Armed attackers suspected to be Fulani herdsmen (Mbororos) stormed the home of Chunte Denis and his wife, Bertha, in Nwa Subdivision of the North West Region, on Sunday night and severely injured them before vanishing into the darkness. The attack occurred at Gom village in Nwa on Sunday, September 18.
Denis, 42, died on Monday morning before he could be rushed to the hospital, while his wife Bertha, 36, is still in a critical state at the Bafoussam General Hospital in the West Region.
The attackers chopped off Denis’ left hand and inflicted huge wounds on his face, which made it hard for him to survive the long journey to Bafoussam.

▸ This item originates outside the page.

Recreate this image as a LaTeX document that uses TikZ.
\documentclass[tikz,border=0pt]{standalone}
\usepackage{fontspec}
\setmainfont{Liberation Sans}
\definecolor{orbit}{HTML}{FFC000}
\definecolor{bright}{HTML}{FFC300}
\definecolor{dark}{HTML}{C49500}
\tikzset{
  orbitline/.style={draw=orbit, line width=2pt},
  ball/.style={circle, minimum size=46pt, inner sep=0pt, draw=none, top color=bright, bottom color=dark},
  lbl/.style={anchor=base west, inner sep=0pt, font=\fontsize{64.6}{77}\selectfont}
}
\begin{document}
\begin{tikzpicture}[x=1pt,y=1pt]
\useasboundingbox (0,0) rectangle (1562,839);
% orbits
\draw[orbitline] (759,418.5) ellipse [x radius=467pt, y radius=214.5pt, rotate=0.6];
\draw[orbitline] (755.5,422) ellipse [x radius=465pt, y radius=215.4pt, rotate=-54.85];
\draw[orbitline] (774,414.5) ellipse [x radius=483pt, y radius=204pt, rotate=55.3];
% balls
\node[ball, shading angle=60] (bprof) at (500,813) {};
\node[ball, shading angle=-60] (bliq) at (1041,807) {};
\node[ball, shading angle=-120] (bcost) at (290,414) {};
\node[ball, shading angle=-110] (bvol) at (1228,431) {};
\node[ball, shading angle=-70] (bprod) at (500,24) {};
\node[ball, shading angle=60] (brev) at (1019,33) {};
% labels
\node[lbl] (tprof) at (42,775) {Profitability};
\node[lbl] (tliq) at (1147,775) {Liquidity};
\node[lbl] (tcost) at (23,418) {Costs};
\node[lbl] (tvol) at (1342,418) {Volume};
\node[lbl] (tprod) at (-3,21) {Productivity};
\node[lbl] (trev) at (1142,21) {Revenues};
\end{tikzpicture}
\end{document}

“Horrible images of the attack might not be good to see, especially to hypertension patients, as they show how the man’s head has nearly been divided into two halves with his hand chopped into pieces and his manhood so horribly mutilated,” Jeremi Romi, a native of Nwa, told MMI.
The incident triggered wailing across Gom village. Residents were shocked and frightened at the same time.
On Monday morning, the fuming villagers marched to the Divisional Officer of Nwa, who is the closest administrative authority, to pour out their grief and demand justice.
However, they were told their earnest demand for quick action against the perpetrators was a long-term action. “Mr. DO did not say anything concrete aside from the usual slogan, ‘Investigations will be opened to bring the perpetrators to book’. That was all they could receive as a reaction,” Romi said.
Speculations in the village are that the attack was carried out by Fulani herders, who have been fighting the villagers over grazing land for years now.
“The reason behind the attack is that since the outbreak of the Crisis, the Fulani Militia have been targeting the Yambas from Nwa, especially those who try to stop them from grazing in farmland,” Romi said.
Jeremi Romi added that the attack at Gom village was about the eighth of such attacks carried out by alleged Fulani herders (the Mbororos) in Nwa Subdivision in recent years.
Most of the time, they ambush villagers with machetes and other weapons, kill and injure people, and burn their homes.
In 2021, MMI reported how suspected Fulani herders attacked three villages in Nwa Subdivision and burned down houses and markets.
Also, a 2021 report by the Centre for Human Rights and Democracy for Africa (CHRDA) detailed that farmer-grazier conflict was a critical problem in the North West Region of Cameroon and that the Fulanis had carried out several attacks on villagers in Boyo, Menchum, and Donga Mantung Divisions.
The Mbororos raided 18 villages in Nwa Subdivision in the first quarter of 2021; they killed 17 people and looted and burnt three Churches and about 100 houses, the report said.
Mbororo attacks also displaced an estimated 4,200 people in Nwa and Donga Mantung between February 22 and 27, 2021.
“The quest for grazing land in an environment with an increasing population of farmers put the Mbororos in daily conflict with their neighbouring farmers, however. Henceforth, the Mbororos were regarded as “undesirable aliens,” and the local farming population clamoured for their expulsion,” CHRDA wrote.
Farmer-grazier conflicts in the North West Region have multiplied since the outbreak of the ongoing conflict in the English-speaking Regions of the country.
Amid the increasing farmer-grazier clashes, administrative authorities in the North West have been quite detached from the problem, and villagers say the government is taking no action to make their lives better.
“But the administration and elites of the area have done little or nothing to halt the situation. For now, no official statement on the incident has been made by the authorities of Nwa,” said Jeremi Romi.
He said the villagers of Gom were disappointed with the Divisional Officer of Nwa when all he could tell them about the recent attack was that investigations would be conducted.
He said villagers have heard this administrative chant for years now, and usually no action is taken against perpetrators afterwards. They think administrative officials in the Region are fanning these acts of terror.
Reports say the government has been exploiting the farmer-grazier conflict in the North West for political gains.
In its 2021 report, CHRDA said the government was recruiting primarily Mbororos into vigilante groups formed to counter the activities of Ambazonia separatists, who have been fighting for an independent state out of Cameroon’s English-speaking Regions since 2017.
Armed by the government, these Mbororos are motivated to attack villagers, who are presumed to be supporting Ambazonia separatists.
“During the escalation phase of the crisis in 2018, the government—being aware of the local conflicts between Fulani herdsmen and native communities (people whom the government views as pro-separatists)—exploited the loyalty and allegiance of the Mbororos by recruiting them into local vigilante groups, promising them some favourable solutions to their longstanding conflict with the natives. Some of such promises include land rights,” CHRDA wrote.
In May this year, the Senior Divisional Officer for Donga Mantung, Nkwenti Simon Doh, restricted grazing in the Mbaw plain of Nwa Subdivision following numerous farmer-grazier clashes.
He said the measure aimed to stop illegal grazing in the area and maintain order.